Here are Immigration department workers in their own words: 

  • “This is not well thought out. The impact in operations is huge.  We need to do the jobs of the people that got cut.” 
  • “The increased demands that are placed on us has drastically increased processing times, causing clients to be extremely angry.” 
  • “Immigration application processing times have increased.  This has reduced services to people who have applied for work permits, study permits, or permanent resident applications. This has led to an increasingly negative impression of IRCC in the public and settlement service providers and clients. This continues to contribute to unstable workforce in various sectors of the economy: business are unsure of their ability to remain open or expand if they are not confident in the renewal of work permits or retention of skilled workers through permanent residence.” 
  • “My team was brutally cut. We were told we are doing less with less, but that is not true. I have never felt more overworked and overlooked in this department…but you better hit your targets. We are so behind and client service is out the door. Office morale has gone down, stress has gone up, and sick days are being taken just to try and cope with all the constant and unsuccessful changes.” 

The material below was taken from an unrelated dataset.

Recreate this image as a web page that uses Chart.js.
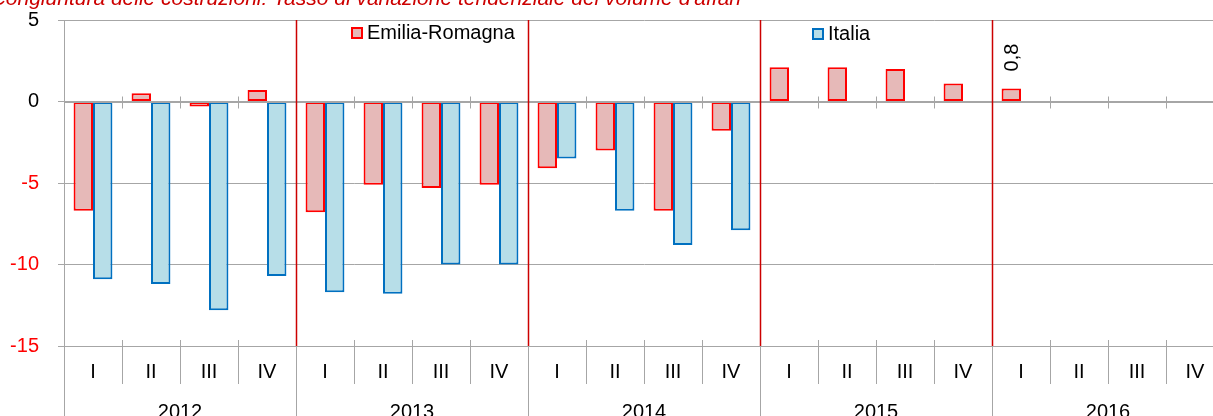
<!DOCTYPE html>
<html><head><meta charset="utf-8">
<script src="https://cdn.jsdelivr.net/npm/chart.js@4.4.1/dist/chart.umd.min.js"></script>
<style>
html,body{margin:0;padding:0;overflow:hidden;background:#fff;width:1213px;height:416px;}
#wrap{position:absolute;left:0;top:0;width:1240px;height:440px;}
</style></head><body>
<div id="wrap"><canvas id="c" width="1240" height="440"></canvas></div>
<script>
const years = ['2012', '2013', '2014', '2015', '2016'];
const quarters = ['I', 'II', 'III', 'IV'];
const seriesNames = ['Emilia-Romagna', 'Italia'];
const emiliaRomagna = [-6.7, 0.5, -0.3, 0.7, -6.8, -5.1, -5.3, -5.1, -4.1, -3.0, -6.7, -1.8, 2.1, 2.1, 2.0, 1.1, 0.8, null, null, null];
const italia = [-10.9, -11.2, -12.8, -10.7, -11.7, -11.8, -10.0, -10.0, -3.5, -6.7, -8.8, -7.9, null, null, null, null, null, null, null, null];
const yTicks = [-15, -10, -5, 0, 5];
const titleText = "Congiuntura delle costruzioni: Tasso di variazione tendenziale del volume d'affari";

const categories = years.flatMap(() => quarters.slice());
const FONT = "'Liberation Sans', Arial, sans-serif";
const GRID = '#a6a6a6';
const YEAR_RED = '#cc0000';
const ER_FILL = '#e6b9b8', ER_LINE = '#ff0000';
const IT_FILL = '#b7dee8', IT_LINE = '#0070c0';

function legendItem(ctx, xBox, yc, fill, stroke, text) {
  ctx.fillStyle = fill;
  ctx.fillRect(xBox, yc - 6, 12, 12);
  ctx.strokeStyle = stroke;
  ctx.lineWidth = 2;
  ctx.strokeRect(xBox + 1, yc - 5, 10, 10);
  ctx.fillStyle = '#000';
  ctx.font = '20px ' + FONT;
  ctx.textAlign = 'left';
  ctx.textBaseline = 'middle';
  ctx.fillText(text, xBox + 16, yc);
}

const decor = {
  id: 'decor',
  afterDatasetsDraw(chart) {
    const {ctx, chartArea: a, scales: {x, y}} = chart;
    const cw = x.getPixelForValue(1) - x.getPixelForValue(0);
    const y0 = Math.round(y.getPixelForValue(0)) + 0.5;
    const n = categories.length;
    ctx.save();
    ctx.strokeStyle = GRID;
    ctx.lineWidth = 1;
    ctx.beginPath();
    ctx.moveTo(a.left, y0); ctx.lineTo(a.right, y0);
    for (let i = 1; i <= n; i++) {
      const bx = Math.round(x.getPixelForValue(i - 1) + cw / 2) + 0.5;
      ctx.moveTo(bx, y0 - 6); ctx.lineTo(bx, y0 + 6);
    }
    ctx.stroke();
    // year separators
    ctx.strokeStyle = YEAR_RED;
    ctx.lineWidth = 1.5;
    ctx.beginPath();
    for (let i = quarters.length; i < n; i += quarters.length) {
      const bx = Math.round(x.getPixelForValue(i) - cw / 2) + 0.5;
      ctx.moveTo(bx, a.top); ctx.lineTo(bx, a.bottom);
    }
    ctx.stroke();
    ctx.restore();
  },
  afterDraw(chart) {
    const {ctx, chartArea: a, scales: {x}} = chart;
    const H = chart.height;
    const cw = x.getPixelForValue(1) - x.getPixelForValue(0);
    const n = categories.length;
    ctx.save();
    // bottom category ticks
    ctx.strokeStyle = GRID;
    ctx.lineWidth = 1;
    ctx.beginPath();
    const lx = Math.round(a.left) + 0.5;
    ctx.moveTo(lx, a.bottom); ctx.lineTo(lx, H);
    for (let i = 1; i <= n; i++) {
      const bx = Math.round(x.getPixelForValue(i - 1) + cw / 2) + 0.5;
      if (i % quarters.length === 0) {
        ctx.moveTo(bx, a.bottom); ctx.lineTo(bx, H);
      } else {
        ctx.moveTo(bx, a.bottom - 6); ctx.lineTo(bx, a.bottom + 38);
      }
    }
    ctx.stroke();
    // title (partially off canvas, as in the original)
    ctx.font = 'italic 21px ' + FONT;
    ctx.fillStyle = YEAR_RED;
    ctx.textAlign = 'right';
    ctx.textBaseline = 'alphabetic';
    ctx.fillText(titleText, 741, 5);
    // legend
    legendItem(ctx, 351, 33, ER_FILL, ER_LINE, seriesNames[0]);
    legendItem(ctx, 812, 34, IT_FILL, IT_LINE, seriesNames[1]);
    // data label on last Emilia-Romagna value
    const meta = chart.getDatasetMeta(0);
    let last = -1;
    emiliaRomagna.forEach((v, i) => { if (v !== null) last = i; });
    if (last >= 0) {
      const bar = meta.data[last];
      ctx.translate(bar.x, bar.y - 17);
      ctx.rotate(-Math.PI / 2);
      ctx.font = '20px ' + FONT;
      ctx.fillStyle = '#000';
      ctx.textAlign = 'left';
      ctx.textBaseline = 'middle';
      ctx.fillText(String(emiliaRomagna[last]).replace('.', ','), 0, 1);
    }
    ctx.restore();
  }
};

new Chart(document.getElementById('c'), {
  type: 'bar',
  data: {
    labels: categories,
    datasets: [
      {label: seriesNames[0], data: emiliaRomagna, backgroundColor: ER_FILL, borderColor: ER_LINE,
       borderWidth: 2, borderSkipped: false, categoryPercentage: 0.67, barPercentage: 1},
      {label: seriesNames[1], data: italia, backgroundColor: IT_FILL, borderColor: IT_LINE,
       borderWidth: 2, borderSkipped: false, categoryPercentage: 0.67, barPercentage: 1}
    ]
  },
  options: {
    responsive: false,
    animation: false,
    devicePixelRatio: 1,
    layout: {padding: {left: 0, top: 20, right: 16, bottom: 4}},
    plugins: {legend: {display: false}, tooltip: {enabled: false}, title: {display: false}},
    scales: {
      x: {
        type: 'category', position: 'bottom',
        grid: {display: false}, border: {display: false},
        ticks: {font: {family: FONT, size: 20}, color: '#000', padding: 6, maxRotation: 0, autoSkip: false},
        afterFit(s) { s.height = 44; s.paddingLeft = 0; s.paddingRight = 0; }
      },
      x2: {
        type: 'category', labels: years, position: 'bottom', offset: true,
        grid: {display: false}, border: {display: false},
        ticks: {font: {family: FONT, size: 20}, color: '#000', padding: 2, maxRotation: 0, autoSkip: false},
        afterFit(s) { s.height = 46; s.paddingLeft = 0; s.paddingRight = 0; }
      },
      y: {
        min: -15, max: 5,
        afterBuildTicks(s) { s.ticks = yTicks.map(v => ({value: v})); },
        grid: {color: GRID, tickLength: 6, lineWidth: 1},
        border: {display: true, color: GRID},
        ticks: {padding: 19, font: {family: FONT, size: 20},
                color: (c) => (c.tick && c.tick.value < 0) ? '#ff0000' : '#000000'},
        afterFit(s) { s.width = 64; s.paddingTop = 8; s.paddingBottom = 8; }
      }
    }
  },
  plugins: [decor]
});
</script>
</body></html>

Further cuts to jobs, programs announced 

Letters for the additional 300 job cuts announced this past Tuesday are set to go out mid-January, and Immigration, Refugees and Citizenship Canada says, “additional reductions will likely be required to align with anticipated adjustments to immigration levels-related funding.”  

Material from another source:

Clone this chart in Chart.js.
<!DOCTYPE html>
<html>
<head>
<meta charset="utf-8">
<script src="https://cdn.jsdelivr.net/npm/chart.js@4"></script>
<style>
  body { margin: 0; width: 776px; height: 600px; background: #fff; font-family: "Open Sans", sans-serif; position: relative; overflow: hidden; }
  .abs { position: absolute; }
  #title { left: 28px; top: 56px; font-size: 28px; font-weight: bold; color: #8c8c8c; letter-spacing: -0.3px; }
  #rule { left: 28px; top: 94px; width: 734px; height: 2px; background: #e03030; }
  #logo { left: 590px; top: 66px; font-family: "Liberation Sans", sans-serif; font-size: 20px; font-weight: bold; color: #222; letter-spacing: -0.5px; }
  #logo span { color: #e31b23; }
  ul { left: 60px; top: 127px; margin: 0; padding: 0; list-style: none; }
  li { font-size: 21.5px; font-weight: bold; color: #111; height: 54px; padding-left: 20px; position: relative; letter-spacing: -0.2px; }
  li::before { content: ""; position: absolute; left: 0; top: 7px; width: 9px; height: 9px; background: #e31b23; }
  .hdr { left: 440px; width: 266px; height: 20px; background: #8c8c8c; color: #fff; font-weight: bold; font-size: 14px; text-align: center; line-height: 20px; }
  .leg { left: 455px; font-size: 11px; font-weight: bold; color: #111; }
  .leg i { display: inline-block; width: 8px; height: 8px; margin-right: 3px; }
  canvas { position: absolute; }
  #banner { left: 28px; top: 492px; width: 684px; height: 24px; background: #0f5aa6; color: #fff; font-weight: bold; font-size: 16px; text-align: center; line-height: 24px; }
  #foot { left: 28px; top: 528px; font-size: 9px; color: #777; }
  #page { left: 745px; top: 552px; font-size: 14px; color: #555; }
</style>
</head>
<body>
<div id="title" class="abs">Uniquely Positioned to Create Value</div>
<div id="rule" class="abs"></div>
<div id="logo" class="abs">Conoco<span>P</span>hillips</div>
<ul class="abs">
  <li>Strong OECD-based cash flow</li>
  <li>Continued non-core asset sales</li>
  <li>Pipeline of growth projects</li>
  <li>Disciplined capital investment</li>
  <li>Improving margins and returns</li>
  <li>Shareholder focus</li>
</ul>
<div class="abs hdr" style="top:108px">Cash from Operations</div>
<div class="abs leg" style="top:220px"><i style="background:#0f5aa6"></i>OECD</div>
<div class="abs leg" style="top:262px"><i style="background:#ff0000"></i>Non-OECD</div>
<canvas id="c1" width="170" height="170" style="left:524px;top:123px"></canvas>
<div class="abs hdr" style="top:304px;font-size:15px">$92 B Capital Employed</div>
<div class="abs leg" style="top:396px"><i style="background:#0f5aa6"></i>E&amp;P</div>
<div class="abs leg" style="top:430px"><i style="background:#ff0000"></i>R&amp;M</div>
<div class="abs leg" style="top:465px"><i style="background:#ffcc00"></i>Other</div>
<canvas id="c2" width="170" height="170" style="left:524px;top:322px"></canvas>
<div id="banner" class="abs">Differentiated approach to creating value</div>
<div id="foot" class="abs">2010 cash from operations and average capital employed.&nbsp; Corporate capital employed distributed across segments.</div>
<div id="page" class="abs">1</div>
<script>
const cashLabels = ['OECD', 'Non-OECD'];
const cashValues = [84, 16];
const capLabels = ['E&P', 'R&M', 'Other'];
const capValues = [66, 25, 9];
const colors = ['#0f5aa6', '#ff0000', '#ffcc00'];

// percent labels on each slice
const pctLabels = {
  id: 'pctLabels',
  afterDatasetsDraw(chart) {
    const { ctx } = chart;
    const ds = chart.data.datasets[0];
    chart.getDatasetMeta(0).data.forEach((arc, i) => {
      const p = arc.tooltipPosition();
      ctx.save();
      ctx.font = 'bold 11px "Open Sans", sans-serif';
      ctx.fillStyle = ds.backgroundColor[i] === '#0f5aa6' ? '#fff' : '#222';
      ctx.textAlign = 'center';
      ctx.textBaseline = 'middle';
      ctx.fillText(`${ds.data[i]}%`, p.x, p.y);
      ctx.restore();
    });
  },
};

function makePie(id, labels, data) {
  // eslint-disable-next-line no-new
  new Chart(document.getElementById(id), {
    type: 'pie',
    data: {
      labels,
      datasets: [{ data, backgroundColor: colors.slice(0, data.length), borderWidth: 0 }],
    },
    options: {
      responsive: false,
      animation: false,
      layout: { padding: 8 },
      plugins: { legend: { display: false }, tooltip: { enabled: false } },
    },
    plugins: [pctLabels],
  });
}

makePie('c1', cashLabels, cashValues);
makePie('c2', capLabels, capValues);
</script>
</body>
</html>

This is in addition to the 3,300 job cuts already underway, along with term position non-renewals and department plans to cut 10-15 per cent of executive positions. 

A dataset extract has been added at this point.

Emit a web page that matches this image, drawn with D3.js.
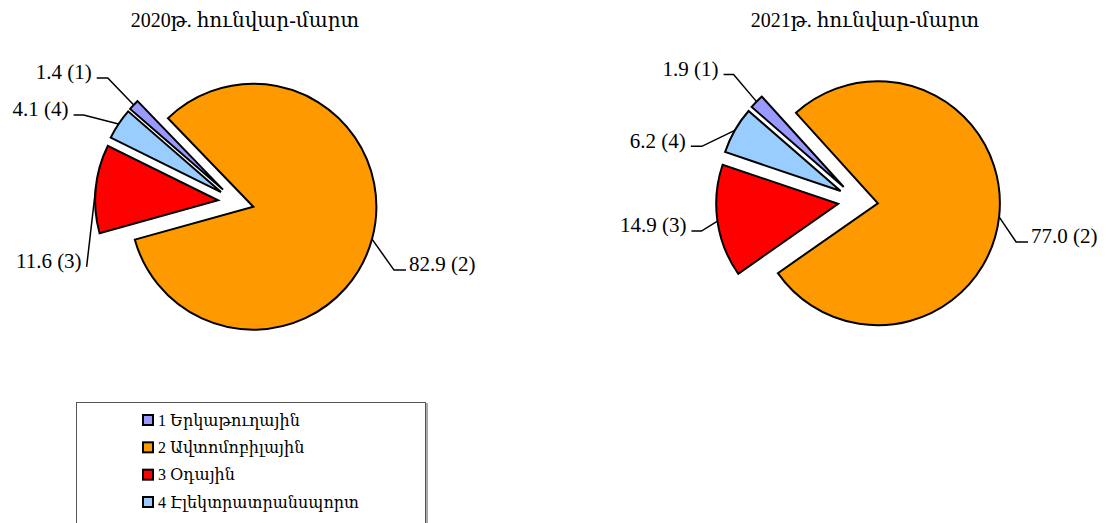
<!DOCTYPE html>
<html lang="hy">
<head>
    <meta charset="UTF-8">
    <title>Pie 2020-2021</title>
    <script src="https://d3js.org/d3.v7.min.js"></script>
    <style>
        body {
            margin: 0;
            padding: 0;
            background: #fff;
            font-family: "Liberation Serif", "DejaVu Serif", serif;
        }
        svg { display: block; }
    </style>
</head>
<body>
    <svg width="1113" height="523"></svg>
    <script>
        // data
        const categories = ["1 Երկաթուղային", "2 Ավտոմոբիլային", "3 Օդային", "4 Էլեկտրատրանսպորտ"];
        const labelIds = ["(1)", "(2)", "(3)", "(4)"];
        const colors = ["#9999ff", "#ff9900", "#ff0000", "#99ccff"];
        const titles = ["2020թ. հունվար-մարտ", "2021թ. հունվար-մարտ"];
        const values2020 = [1.4, 82.9, 11.6, 4.1];
        const values2021 = [1.9, 77.0, 14.9, 6.2];

        const svg = d3.select("svg");

        // layout for each pie: center, radius, explode distance, label elbows
        const charts = [
            {
                values: values2020, title: titles[0], cx: 236, cy: 202, r: 123, explode: 18,
                titleX: 245,
                labels: [
                    {ex: -26, ey: -27, h: 11, side: "left"},
                    {ex: 22, ey: 31, h: 12, side: "right"},
                    {ex: -9, ey: 78, h: 0, side: "left"},
                    {ex: -35, ey: -9, h: 10, side: "left"}
                ]
            },
            {
                values: values2021, title: titles[1], cx: 858, cy: 201, r: 122, explode: 20,
                titleX: 865,
                labels: [
                    {ex: -23, ey: -27, h: 10, side: "left"},
                    {ex: 17, ey: 25, h: 12, side: "right"},
                    {ex: -16, ey: 10, h: 10, side: "left"},
                    {ex: -33, ey: 16, h: 11, side: "left"}
                ]
            }
        ];

        const startDeg = 311;

        charts.forEach(c => {
            const pie = d3.pie().sort(null)
                .startAngle(startDeg * Math.PI / 180)
                .endAngle(startDeg * Math.PI / 180 + 2 * Math.PI);
            const arcs = pie(c.values);
            const arc = d3.arc().innerRadius(0).outerRadius(c.r);

            svg.append("text")
               .attr("x", c.titleX)
               .attr("y", 27)
               .attr("text-anchor", "middle")
               .style("font-size", "20px")
               .text(c.title);

            const g = svg.append("g").attr("transform", `translate(${c.cx},${c.cy})`);

            arcs.forEach((a, i) => {
                const mid = (a.startAngle + a.endAngle) / 2;
                const ox = Math.sin(mid) * c.explode;
                const oy = -Math.cos(mid) * c.explode;
                g.append("path")
                 .attr("d", arc(a))
                 .attr("transform", `translate(${ox},${oy})`)
                 .attr("fill", colors[i])
                 .attr("stroke", "#000")
                 .attr("stroke-width", 2)
                 .attr("stroke-linejoin", "miter");

                // leader line from the outer arc midpoint
                const rr = c.r + c.explode;
                const px = Math.sin(mid) * rr;
                const py = -Math.cos(mid) * rr;
                const L = c.labels[i];
                const elbowX = px + L.ex;
                const elbowY = py + L.ey;
                const endX = L.side === "right" ? elbowX + L.h : elbowX - L.h;
                g.append("polyline")
                 .attr("points", `${px},${py} ${elbowX},${elbowY} ${endX},${elbowY}`)
                 .attr("fill", "none")
                 .attr("stroke", "#000")
                 .attr("stroke-width", 1.5);

                g.append("text")
                 .attr("x", L.side === "right" ? endX + 3 : endX - 5)
                 .attr("y", elbowY - 6)
                 .attr("dy", "0.35em")
                 .attr("text-anchor", L.side === "right" ? "start" : "end")
                 .style("font-size", "21px")
                 .text(d3.format(".1f")(c.values[i]) + " " + labelIds[i]);
            });
        });

        // legend
        const legend = svg.append("g");
        legend.append("rect")
              .attr("x", 76.5).attr("y", 402.5)
              .attr("width", 349).attr("height", 140)
              .attr("fill", "#fff")
              .attr("stroke", "#555")
              .attr("stroke-width", 1);
        legend.append("line")
              .attr("x1", 427).attr("y1", 403).attr("x2", 427).attr("y2", 523)
              .attr("stroke", "#aaa").attr("stroke-width", 2);

        const ly = d3.scalePoint().domain(categories).range([420, 502]);
        categories.forEach((cat, i) => {
            legend.append("rect")
                  .attr("x", 143).attr("y", ly(cat) - 5)
                  .attr("width", 10).attr("height", 10)
                  .attr("fill", colors[i])
                  .attr("stroke", "#000")
                  .attr("stroke-width", 2);
            legend.append("text")
                  .attr("x", 158).attr("y", ly(cat))
                  .attr("dy", "0.35em")
                  .style("font-size", "16px")
                  .text(cat);
        });
    </script>
</body>
</html>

The department will also implement program spending cuts to housing assistance, transfer employer-focused inspections to Employment and Social Development Canada (ESDC) and plans to sunset certain undisclosed initiatives. 

The department is also reducing settlement program eligibility and adjusting Interim Federal Health Program (IFHP) eligibility and the copayment model. 

Immigration will also adopt “AI solutions to boost productivity” as concerns rise about Canadians struggling to contact a human public servant rather than a chat bot. 

ESDC job cuts, AI expansion looming 
 
This echoes a recent ESDC memo stating there will be job cuts early in the new year and that there is, “significant potential to drive adoption of digital service channels such as Old Age Security online applications, to further deploy optical character recognition and robotic process automation, and to embrace innovative and responsible AI capabilities.”